After the Civil War, Henry started to treat the farm like an investment, “share-farming” with Henry Jackson and Cyril Whitaker, leaving the management of the farm to them in return for the use of his land, buildings, animals, and tools, and splitting the profits.  Investment farming was a national trend. In the south, share-cropping replaced slavery, and in the north, other sorts of tenancy grew, along with the realization that “land was capital”. In 1850, nearly all adult males in Hampton listed themselves as farmers, as young men working on someone else’s land viewed themselves as potential farmers; in 1860, many listed themselves as farm laborers, realizing their situation as hired hands.  In 1880, 140 men were listed as farmers and 100, farm laborers.
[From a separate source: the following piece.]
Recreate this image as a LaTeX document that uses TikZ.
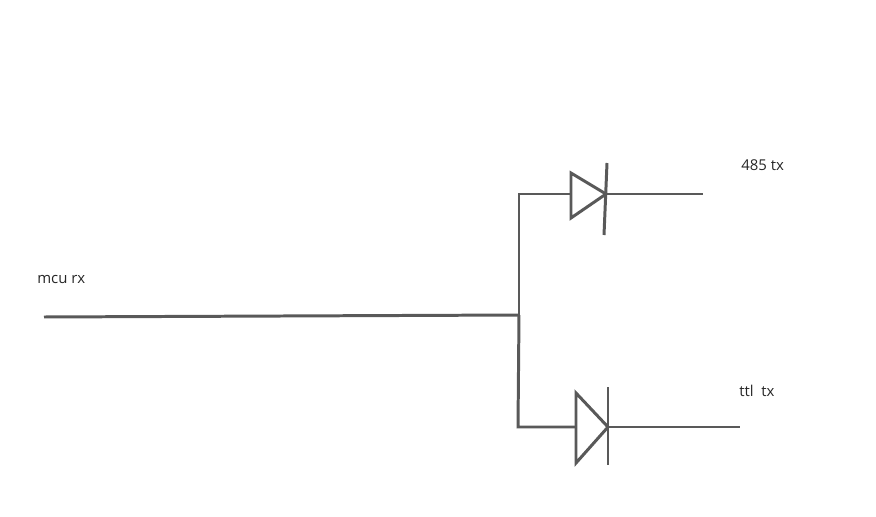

None of Henry and Delia Taintor’s four children continued to farm here, though all four shared the summer home they christened “Maple Terrace” after the fifteen sugar maple trees Roger Taintor planted in 1829, all but two of which remaining when the Robertsons purchased the property in 1967. Their youngest child, Mary, born in 1860, and her husband Frederick Davis, would eventually purchase the siblings’ shares, arriving in spring, and “remaining until the apples were ripe on the trees”. Their son, Roger, his wife Helen Merriam, and their three sons – Roger, Merriam and Wendell – summered in the house north of their grandparents – “Sunny Acres”.

There must have been a large barn on the property to shelter the sheep, and there was a store for merchant farmers Roger and Solomon next to the Congregational Church where a chapel was later erected. The barn that remains was probably built in the 1820’s and served as a carriage house.  But it was not without its livestock.  In the series “Boyhood Recollections”, which Wendell Davis contributed to the Gazette, he wrote, “At one time, in the early fifties, Charley Peeples, the minister, and I went in together to raise sheep and cattle. We kept them in the barn which is now the Robertson’s garage and for several months built a manure pile practically on top of the chapel well. No one commented and we quickly removed the pile before there were any serious problems.”

Alison Davis’s recently published “Remembering 97 Years” adds details. “When we were living in Maple Terrace, Wendy became the farmer he had always wanted to be, although only part time. With the minister, Charley Peeples, he raised turkeys, two beef steer, and two ewe sheep which each delivered a lamb…Wendy and Charley had some troubles with the pregnant ewes. Across the street from us was the parsonage, kept in good condition by the ladies aid of the church. The minister’s wife, Dottie Peeples, was expected to keep the house clean and neat. The ewes lived in our small barn, but because the winter was so cold, Dottie was persuaded, with difficulty, to let the sheep be housed in the warm parsonage cellar. ‘They’ll be due any day now’, Charley promised. But the days went on and on – with no change except for an odor that was picked up by the furnace and distributed throughout the house. Dottie complained more shrilly every day, afraid that the church ladies might call. Finally, after three weeks of a deteriorating marriage, the lambs were born.”

When Wendell Davis “farmed” at Maple Terrace in the 1940’s, farming in Hampton was on a continual decline. In 1900, only half of the men in town listed themselves on the census as farmers. Articles published in the Gazette recalled 28 dairy farms in the 1930’s, 21 dairy farms on the 1957 Grand List and only four listed in 1978.  Today, only one remains.

This summer, a community garden sprung up on the property, cultivated by members of the Mennonite community with the permission of present owner Mark Barnard, restoring some of the field’s acreage to its original purpose: agriculture.  The farms of yore are no longer, but in their place, are the vegetable gardens and fruit orchards of our local farmers’ markets, horse ranches, sheep farms, and chickens everywhere. Our rural roots are stirring.